* [Data]:

# # # # # # #

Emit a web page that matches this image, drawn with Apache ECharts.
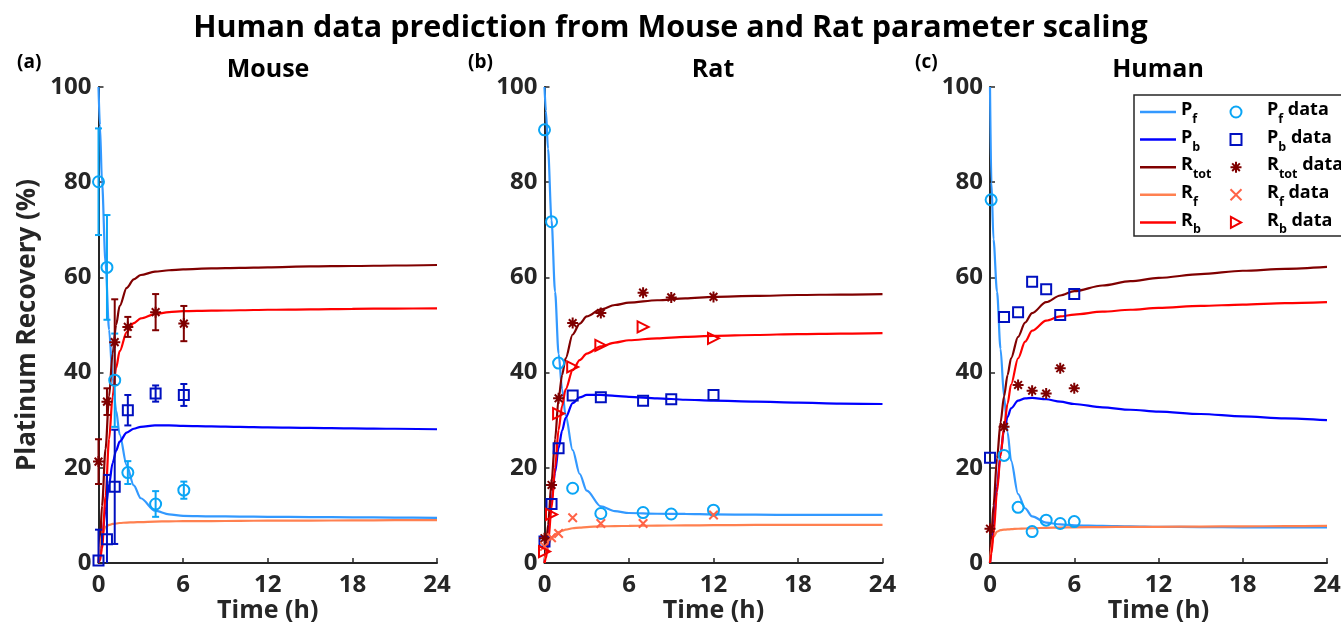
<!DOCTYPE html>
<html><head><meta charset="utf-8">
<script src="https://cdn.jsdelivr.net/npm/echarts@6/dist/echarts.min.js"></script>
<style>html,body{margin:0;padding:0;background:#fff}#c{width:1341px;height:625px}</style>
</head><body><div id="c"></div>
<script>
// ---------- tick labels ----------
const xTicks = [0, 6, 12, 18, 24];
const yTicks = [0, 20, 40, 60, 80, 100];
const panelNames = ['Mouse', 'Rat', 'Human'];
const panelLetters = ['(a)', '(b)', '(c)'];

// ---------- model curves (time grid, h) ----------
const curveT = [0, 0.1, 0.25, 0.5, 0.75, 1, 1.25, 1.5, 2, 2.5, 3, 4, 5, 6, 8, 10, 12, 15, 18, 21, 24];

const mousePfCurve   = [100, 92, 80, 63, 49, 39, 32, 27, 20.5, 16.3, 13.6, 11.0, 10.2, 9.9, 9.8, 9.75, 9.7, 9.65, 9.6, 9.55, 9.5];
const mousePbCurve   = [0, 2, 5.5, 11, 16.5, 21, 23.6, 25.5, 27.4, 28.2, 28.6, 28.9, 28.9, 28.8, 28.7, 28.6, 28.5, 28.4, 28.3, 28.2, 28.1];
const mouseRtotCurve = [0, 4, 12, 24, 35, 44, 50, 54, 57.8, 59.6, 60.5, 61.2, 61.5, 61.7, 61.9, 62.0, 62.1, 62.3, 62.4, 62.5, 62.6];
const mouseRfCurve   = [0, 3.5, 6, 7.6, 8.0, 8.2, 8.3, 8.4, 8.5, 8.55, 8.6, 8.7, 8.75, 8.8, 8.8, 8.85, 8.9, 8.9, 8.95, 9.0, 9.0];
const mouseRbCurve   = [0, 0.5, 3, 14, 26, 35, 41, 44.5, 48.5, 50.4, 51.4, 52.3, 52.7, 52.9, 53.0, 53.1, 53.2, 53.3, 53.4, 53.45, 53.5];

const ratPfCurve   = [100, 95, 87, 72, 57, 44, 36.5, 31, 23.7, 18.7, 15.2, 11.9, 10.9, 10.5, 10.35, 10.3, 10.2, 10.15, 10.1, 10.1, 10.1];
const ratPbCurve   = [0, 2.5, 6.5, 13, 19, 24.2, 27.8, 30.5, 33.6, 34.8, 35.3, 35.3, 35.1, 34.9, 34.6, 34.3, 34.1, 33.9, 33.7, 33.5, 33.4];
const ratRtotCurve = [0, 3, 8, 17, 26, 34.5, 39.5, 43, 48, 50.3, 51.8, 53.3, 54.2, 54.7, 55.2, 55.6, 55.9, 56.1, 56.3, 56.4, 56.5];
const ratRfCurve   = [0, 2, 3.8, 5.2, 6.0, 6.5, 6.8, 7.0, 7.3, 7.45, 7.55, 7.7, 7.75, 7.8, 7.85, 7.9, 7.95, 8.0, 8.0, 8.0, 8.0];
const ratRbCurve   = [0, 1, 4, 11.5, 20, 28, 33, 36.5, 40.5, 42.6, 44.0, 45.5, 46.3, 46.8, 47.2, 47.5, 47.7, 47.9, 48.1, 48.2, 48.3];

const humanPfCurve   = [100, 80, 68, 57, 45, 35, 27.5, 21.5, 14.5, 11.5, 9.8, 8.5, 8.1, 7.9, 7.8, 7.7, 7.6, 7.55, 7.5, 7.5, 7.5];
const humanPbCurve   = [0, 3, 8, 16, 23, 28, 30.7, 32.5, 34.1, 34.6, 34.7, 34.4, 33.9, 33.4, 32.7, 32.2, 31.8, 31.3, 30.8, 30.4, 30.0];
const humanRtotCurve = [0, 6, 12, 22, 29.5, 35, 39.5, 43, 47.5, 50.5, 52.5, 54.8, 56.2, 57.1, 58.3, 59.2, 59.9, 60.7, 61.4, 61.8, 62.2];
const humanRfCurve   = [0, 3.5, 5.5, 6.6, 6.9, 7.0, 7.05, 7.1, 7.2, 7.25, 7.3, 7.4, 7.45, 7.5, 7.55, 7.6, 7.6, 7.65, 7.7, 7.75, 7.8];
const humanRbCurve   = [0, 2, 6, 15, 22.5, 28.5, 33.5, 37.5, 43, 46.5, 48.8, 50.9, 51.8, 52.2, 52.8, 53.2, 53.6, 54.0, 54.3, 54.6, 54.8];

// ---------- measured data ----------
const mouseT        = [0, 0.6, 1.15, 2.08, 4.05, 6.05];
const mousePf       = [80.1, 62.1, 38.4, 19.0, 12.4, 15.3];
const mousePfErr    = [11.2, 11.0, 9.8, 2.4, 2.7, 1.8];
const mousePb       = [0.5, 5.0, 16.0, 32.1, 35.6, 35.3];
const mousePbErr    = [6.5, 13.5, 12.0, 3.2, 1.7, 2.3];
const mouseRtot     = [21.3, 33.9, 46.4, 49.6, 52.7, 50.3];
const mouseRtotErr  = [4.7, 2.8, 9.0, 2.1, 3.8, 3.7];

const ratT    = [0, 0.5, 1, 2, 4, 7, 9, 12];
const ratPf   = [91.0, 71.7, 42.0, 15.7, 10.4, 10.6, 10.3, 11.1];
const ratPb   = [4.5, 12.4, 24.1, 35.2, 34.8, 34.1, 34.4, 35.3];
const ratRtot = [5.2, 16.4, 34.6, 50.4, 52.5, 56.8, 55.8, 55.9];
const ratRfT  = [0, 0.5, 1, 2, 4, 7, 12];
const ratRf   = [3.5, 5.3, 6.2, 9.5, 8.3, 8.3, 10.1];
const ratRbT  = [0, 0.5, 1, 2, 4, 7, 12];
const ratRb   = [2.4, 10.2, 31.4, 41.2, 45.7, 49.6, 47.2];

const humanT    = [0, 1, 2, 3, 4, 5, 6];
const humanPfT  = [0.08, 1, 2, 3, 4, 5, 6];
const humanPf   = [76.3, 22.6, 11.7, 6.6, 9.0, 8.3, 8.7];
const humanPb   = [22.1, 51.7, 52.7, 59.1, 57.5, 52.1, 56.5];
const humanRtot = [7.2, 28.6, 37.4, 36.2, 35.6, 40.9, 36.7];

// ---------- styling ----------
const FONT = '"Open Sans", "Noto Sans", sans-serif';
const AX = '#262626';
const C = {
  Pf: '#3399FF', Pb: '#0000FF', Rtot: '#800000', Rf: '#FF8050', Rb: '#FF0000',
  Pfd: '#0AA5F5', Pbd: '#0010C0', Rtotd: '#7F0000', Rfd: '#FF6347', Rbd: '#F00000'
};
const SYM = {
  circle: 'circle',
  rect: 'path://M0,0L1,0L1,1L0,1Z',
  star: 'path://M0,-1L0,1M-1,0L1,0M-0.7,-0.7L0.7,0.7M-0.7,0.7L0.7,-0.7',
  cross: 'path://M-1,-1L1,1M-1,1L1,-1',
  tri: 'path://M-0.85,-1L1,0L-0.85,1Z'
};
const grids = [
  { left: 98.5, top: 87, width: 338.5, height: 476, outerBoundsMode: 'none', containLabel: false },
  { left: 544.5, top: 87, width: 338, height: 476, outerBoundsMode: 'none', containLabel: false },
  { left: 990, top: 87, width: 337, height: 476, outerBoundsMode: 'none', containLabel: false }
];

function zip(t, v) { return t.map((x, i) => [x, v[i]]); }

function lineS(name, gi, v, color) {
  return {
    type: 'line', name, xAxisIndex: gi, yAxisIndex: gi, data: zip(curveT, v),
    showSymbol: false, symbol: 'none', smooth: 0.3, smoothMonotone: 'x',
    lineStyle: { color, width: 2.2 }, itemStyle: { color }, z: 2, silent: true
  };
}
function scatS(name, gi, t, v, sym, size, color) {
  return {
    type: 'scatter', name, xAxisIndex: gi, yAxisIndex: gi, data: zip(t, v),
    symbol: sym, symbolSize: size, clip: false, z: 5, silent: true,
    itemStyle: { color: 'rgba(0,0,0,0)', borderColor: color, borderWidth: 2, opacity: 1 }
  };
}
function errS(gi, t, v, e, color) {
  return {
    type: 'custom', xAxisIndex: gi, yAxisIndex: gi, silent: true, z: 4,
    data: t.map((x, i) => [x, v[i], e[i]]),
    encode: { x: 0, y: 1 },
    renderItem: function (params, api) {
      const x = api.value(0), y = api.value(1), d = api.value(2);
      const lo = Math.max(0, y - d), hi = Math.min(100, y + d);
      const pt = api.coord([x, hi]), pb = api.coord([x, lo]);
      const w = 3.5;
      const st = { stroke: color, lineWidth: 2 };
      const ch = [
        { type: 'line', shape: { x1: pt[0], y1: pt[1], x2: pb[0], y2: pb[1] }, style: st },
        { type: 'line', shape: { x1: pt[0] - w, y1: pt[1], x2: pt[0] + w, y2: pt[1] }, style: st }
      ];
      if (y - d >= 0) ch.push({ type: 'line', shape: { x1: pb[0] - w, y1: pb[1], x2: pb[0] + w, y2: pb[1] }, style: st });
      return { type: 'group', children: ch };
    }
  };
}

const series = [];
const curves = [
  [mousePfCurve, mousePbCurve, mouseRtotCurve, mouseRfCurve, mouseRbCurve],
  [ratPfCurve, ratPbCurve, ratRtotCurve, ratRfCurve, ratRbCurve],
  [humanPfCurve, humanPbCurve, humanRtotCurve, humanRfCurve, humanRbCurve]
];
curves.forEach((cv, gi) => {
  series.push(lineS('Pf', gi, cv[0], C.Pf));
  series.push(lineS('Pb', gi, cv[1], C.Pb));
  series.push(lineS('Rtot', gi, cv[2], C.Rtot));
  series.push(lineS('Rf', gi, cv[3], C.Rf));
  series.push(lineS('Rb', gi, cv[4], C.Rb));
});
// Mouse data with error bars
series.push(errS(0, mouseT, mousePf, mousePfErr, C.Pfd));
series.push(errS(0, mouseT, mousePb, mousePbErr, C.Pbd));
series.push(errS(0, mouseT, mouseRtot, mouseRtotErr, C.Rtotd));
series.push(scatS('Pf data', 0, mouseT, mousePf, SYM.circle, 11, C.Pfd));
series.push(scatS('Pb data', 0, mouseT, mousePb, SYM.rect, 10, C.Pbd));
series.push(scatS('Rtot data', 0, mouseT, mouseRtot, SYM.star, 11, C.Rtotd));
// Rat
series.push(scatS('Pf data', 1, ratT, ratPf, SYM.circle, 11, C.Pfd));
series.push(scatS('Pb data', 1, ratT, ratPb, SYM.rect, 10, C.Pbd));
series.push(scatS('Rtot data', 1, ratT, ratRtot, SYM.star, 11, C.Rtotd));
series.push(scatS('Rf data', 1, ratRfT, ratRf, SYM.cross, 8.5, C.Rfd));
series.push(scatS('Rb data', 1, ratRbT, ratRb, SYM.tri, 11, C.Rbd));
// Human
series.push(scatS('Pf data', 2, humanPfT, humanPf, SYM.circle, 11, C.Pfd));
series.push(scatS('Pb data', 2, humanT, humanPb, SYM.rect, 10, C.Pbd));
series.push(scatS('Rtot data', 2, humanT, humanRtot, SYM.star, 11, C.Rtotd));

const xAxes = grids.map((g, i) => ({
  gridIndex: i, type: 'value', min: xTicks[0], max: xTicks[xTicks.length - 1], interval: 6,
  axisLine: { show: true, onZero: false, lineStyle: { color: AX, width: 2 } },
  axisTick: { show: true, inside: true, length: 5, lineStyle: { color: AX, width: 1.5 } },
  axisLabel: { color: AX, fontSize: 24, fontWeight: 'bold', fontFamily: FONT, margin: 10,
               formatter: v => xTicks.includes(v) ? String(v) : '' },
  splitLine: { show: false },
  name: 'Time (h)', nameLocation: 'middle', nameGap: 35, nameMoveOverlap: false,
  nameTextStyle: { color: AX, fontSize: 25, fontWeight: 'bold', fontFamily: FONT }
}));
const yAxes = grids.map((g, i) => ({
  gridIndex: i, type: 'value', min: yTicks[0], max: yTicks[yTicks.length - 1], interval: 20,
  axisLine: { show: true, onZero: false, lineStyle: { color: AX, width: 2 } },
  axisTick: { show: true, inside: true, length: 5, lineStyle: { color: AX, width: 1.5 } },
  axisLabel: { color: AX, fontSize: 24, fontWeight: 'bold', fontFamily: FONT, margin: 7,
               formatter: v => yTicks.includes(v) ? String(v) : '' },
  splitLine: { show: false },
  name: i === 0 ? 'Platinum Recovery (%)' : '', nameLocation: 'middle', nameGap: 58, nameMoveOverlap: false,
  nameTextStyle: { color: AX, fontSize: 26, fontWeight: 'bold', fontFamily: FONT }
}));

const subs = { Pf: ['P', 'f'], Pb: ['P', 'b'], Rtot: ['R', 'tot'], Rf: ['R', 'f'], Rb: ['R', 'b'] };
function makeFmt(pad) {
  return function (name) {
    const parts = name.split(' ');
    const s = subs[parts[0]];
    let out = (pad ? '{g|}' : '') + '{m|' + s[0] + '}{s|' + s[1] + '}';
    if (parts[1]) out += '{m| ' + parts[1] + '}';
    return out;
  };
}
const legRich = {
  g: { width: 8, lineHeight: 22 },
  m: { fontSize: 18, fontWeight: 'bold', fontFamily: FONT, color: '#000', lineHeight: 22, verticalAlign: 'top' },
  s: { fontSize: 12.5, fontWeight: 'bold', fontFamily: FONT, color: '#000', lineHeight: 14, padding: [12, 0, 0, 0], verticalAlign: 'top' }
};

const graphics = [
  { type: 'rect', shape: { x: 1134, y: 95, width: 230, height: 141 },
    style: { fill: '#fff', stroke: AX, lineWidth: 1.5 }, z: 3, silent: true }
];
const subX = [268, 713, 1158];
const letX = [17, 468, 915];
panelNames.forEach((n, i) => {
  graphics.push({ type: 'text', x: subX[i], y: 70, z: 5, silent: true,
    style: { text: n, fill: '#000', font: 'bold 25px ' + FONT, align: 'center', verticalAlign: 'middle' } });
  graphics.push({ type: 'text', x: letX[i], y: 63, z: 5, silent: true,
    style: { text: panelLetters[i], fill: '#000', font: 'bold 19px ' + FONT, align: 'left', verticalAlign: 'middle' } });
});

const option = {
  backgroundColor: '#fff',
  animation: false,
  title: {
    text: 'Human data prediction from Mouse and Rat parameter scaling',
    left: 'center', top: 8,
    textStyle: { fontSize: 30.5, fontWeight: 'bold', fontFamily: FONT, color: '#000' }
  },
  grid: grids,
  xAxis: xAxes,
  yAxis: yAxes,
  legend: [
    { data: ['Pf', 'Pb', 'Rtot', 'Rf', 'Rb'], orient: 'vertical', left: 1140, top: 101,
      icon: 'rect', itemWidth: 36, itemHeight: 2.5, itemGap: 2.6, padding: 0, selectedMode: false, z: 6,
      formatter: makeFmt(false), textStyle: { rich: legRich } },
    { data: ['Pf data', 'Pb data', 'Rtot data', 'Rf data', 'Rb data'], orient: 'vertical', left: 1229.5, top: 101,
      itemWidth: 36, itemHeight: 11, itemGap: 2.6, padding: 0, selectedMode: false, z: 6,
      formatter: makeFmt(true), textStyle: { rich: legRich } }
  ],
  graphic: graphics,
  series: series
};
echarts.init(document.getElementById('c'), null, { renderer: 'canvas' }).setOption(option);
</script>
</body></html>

# # # # # # #

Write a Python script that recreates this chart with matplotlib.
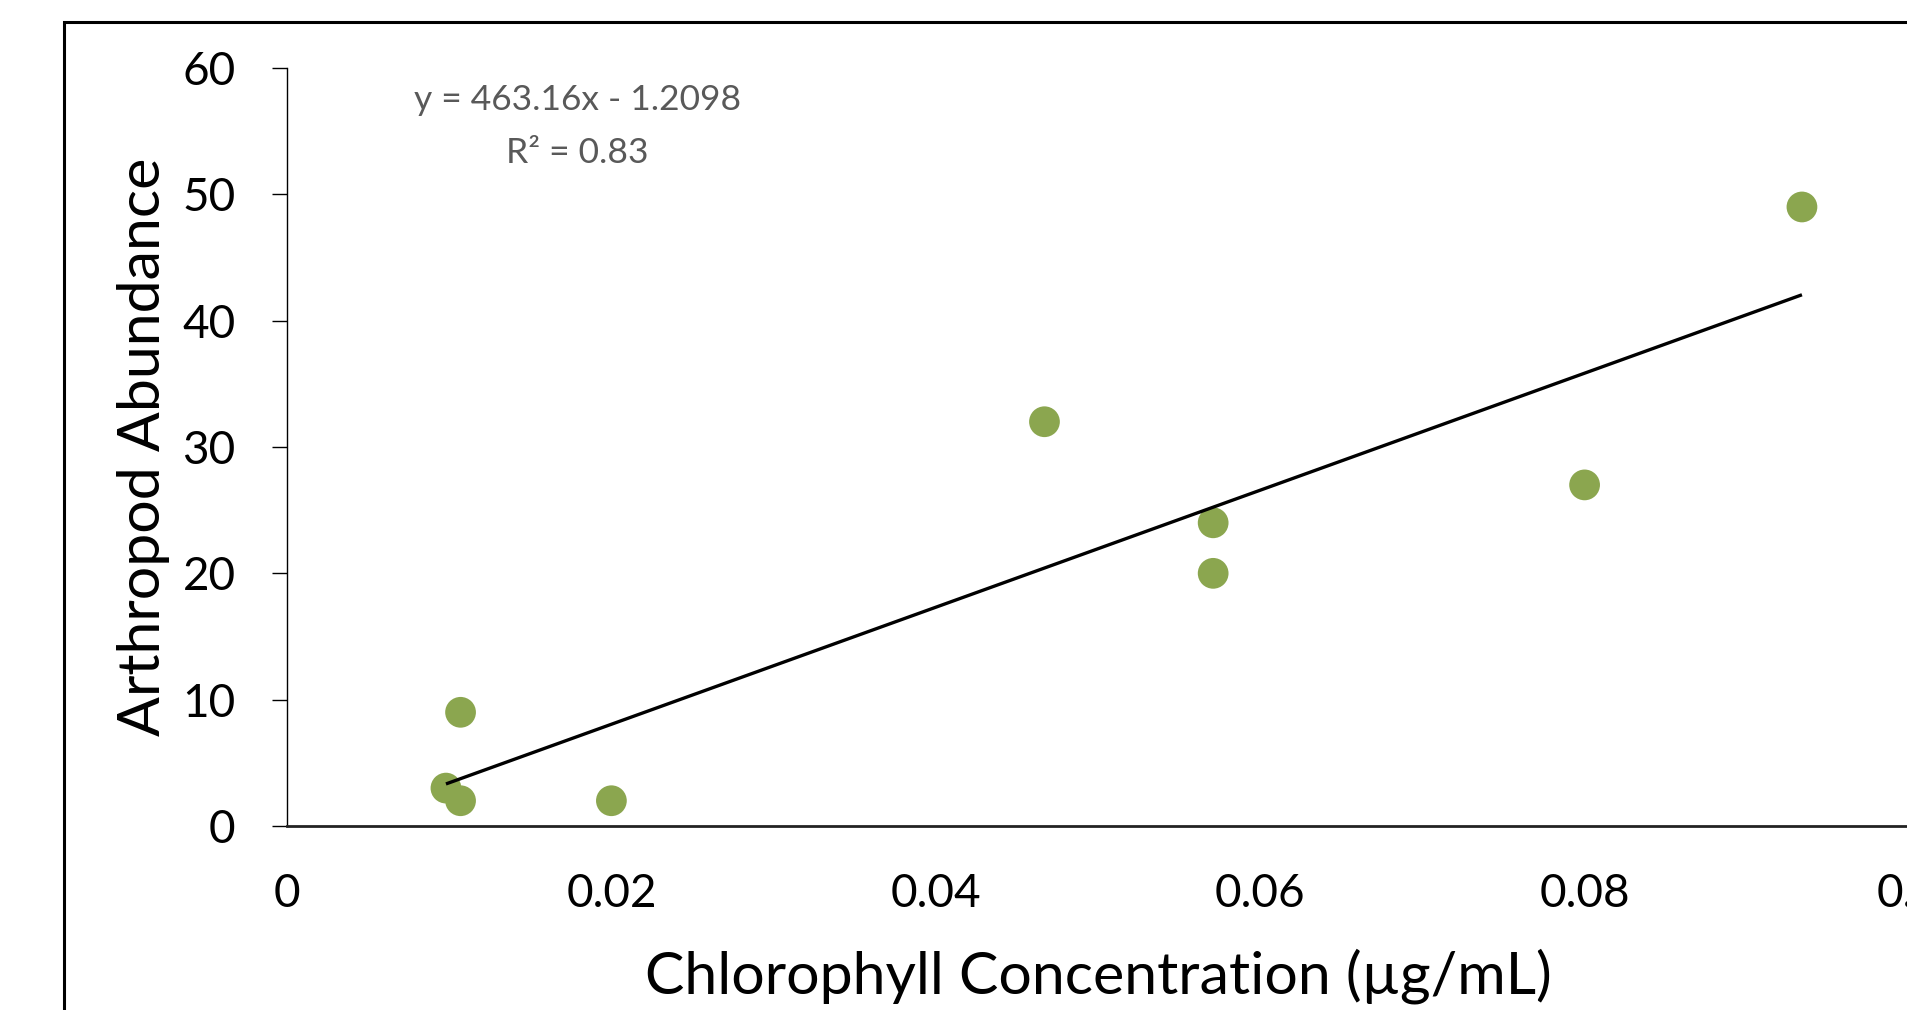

# # # # # # #

* [The task]: Every line from the one containing "Emit a web page" through the one containing "53.4, 53.45, 53.5];" should be quoted exactly, and no other lines; keep pictures out of the copy.

* [Correct result]:
Emit a web page that matches this image, drawn with Apache ECharts.
<!DOCTYPE html>
<html><head><meta charset="utf-8">
<script src="https://cdn.jsdelivr.net/npm/echarts@6/dist/echarts.min.js"></script>
<style>html,body{margin:0;padding:0;background:#fff}#c{width:1341px;height:625px}</style>
</head><body><div id="c"></div>
<script>
// ---------- tick labels ----------
const xTicks = [0, 6, 12, 18, 24];
const yTicks = [0, 20, 40, 60, 80, 100];
const panelNames = ['Mouse', 'Rat', 'Human'];
const panelLetters = ['(a)', '(b)', '(c)'];

// ---------- model curves (time grid, h) ----------
const curveT = [0, 0.1, 0.25, 0.5, 0.75, 1, 1.25, 1.5, 2, 2.5, 3, 4, 5, 6, 8, 10, 12, 15, 18, 21, 24];

const mousePfCurve   = [100, 92, 80, 63, 49, 39, 32, 27, 20.5, 16.3, 13.6, 11.0, 10.2, 9.9, 9.8, 9.75, 9.7, 9.65, 9.6, 9.55, 9.5];
const mousePbCurve   = [0, 2, 5.5, 11, 16.5, 21, 23.6, 25.5, 27.4, 28.2, 28.6, 28.9, 28.9, 28.8, 28.7, 28.6, 28.5, 28.4, 28.3, 28.2, 28.1];
const mouseRtotCurve = [0, 4, 12, 24, 35, 44, 50, 54, 57.8, 59.6, 60.5, 61.2, 61.5, 61.7, 61.9, 62.0, 62.1, 62.3, 62.4, 62.5, 62.6];
const mouseRfCurve   = [0, 3.5, 6, 7.6, 8.0, 8.2, 8.3, 8.4, 8.5, 8.55, 8.6, 8.7, 8.75, 8.8, 8.8, 8.85, 8.9, 8.9, 8.95, 9.0, 9.0];
const mouseRbCurve   = [0, 0.5, 3, 14, 26, 35, 41, 44.5, 48.5, 50.4, 51.4, 52.3, 52.7, 52.9, 53.0, 53.1, 53.2, 53.3, 53.4, 53.45, 53.5];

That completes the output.